● Given problem: Where the data below has the string "React", return the whole line.

--- start ---

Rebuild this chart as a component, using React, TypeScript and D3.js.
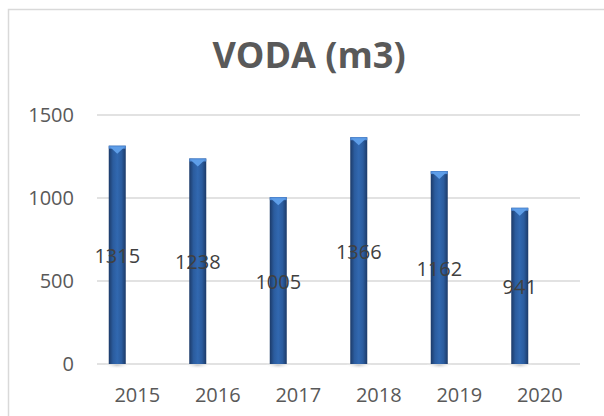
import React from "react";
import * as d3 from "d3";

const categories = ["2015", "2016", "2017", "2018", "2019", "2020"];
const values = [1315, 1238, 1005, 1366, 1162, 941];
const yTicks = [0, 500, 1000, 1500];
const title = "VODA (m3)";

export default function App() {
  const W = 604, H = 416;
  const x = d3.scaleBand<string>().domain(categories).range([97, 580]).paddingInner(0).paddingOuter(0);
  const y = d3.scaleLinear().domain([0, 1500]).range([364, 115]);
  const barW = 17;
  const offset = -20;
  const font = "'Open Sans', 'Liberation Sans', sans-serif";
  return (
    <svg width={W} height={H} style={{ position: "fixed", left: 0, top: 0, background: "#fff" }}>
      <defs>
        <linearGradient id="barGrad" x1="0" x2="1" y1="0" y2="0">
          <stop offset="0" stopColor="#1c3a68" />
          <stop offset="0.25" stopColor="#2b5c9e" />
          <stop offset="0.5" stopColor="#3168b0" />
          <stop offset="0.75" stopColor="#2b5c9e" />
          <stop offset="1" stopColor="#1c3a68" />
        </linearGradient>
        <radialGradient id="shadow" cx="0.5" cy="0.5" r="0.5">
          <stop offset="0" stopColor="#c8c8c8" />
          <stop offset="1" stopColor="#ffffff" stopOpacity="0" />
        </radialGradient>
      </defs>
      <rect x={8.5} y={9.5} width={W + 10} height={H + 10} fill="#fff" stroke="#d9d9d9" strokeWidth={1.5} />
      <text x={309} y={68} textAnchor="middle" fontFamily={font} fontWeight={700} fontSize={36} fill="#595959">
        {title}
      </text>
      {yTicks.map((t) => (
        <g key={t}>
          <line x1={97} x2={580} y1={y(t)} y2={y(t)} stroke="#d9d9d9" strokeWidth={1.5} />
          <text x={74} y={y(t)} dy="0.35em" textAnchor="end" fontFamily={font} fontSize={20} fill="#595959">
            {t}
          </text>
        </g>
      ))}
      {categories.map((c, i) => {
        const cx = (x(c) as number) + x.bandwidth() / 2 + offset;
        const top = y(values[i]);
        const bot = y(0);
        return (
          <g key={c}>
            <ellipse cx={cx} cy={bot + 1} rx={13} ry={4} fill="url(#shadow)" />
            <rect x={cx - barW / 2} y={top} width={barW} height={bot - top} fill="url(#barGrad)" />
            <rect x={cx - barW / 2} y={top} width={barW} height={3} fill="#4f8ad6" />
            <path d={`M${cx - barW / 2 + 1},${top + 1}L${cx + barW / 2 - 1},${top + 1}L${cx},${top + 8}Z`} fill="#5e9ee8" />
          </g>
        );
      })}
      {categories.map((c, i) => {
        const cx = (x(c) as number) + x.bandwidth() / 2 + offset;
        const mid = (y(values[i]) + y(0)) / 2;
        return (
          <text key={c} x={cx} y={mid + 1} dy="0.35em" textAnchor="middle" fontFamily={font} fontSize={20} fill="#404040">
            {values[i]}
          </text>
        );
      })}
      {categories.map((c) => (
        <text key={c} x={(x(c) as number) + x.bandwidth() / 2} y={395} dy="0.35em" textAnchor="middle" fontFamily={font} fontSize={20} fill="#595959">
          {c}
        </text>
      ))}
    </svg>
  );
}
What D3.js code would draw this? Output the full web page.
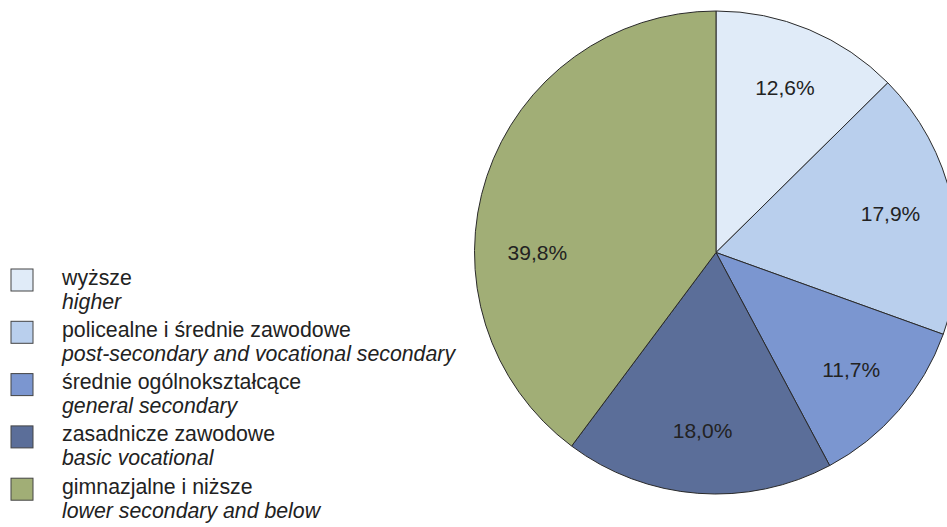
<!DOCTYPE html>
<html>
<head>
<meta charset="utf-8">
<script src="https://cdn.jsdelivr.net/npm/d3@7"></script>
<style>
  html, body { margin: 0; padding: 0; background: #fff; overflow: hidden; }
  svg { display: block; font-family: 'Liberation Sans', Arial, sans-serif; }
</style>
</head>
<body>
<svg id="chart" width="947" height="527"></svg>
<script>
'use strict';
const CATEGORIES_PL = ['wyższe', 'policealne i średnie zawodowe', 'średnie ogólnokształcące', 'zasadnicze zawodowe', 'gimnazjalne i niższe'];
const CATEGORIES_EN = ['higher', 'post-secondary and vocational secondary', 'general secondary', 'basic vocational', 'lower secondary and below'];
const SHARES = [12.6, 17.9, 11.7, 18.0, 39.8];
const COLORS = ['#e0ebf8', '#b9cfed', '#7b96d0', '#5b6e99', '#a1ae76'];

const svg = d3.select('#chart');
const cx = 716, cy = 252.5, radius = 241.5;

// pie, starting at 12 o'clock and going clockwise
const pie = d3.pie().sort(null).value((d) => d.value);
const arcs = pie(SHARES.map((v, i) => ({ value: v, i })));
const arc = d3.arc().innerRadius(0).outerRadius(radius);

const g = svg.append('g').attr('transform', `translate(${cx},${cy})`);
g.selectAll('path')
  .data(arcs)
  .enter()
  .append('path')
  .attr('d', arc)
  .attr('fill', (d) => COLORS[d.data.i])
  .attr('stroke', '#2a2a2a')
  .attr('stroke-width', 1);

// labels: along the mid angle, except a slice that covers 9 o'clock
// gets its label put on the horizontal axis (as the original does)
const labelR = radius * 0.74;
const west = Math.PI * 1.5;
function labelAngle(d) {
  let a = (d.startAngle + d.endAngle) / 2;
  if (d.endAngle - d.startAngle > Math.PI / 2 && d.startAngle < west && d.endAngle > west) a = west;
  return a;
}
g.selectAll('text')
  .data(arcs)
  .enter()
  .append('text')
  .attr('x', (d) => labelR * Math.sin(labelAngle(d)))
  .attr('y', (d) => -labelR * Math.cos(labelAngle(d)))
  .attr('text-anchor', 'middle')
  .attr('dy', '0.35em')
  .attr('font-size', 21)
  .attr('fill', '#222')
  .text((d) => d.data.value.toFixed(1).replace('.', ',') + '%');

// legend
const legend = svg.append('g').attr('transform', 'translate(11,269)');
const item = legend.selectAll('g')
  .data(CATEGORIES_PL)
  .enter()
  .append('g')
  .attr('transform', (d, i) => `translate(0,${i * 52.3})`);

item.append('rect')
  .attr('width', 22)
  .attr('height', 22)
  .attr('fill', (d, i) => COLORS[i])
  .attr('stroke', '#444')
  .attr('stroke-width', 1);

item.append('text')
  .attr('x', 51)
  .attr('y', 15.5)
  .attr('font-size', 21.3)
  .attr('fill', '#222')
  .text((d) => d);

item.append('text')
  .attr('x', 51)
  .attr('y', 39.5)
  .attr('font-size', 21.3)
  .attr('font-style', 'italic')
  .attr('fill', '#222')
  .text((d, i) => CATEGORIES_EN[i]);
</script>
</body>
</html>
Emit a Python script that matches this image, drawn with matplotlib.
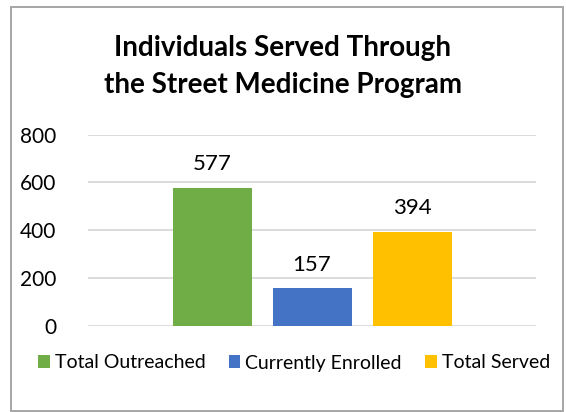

--- end ---

● Problem solution:
Rebuild this chart as a component, using React, TypeScript and D3.js.
import React from "react";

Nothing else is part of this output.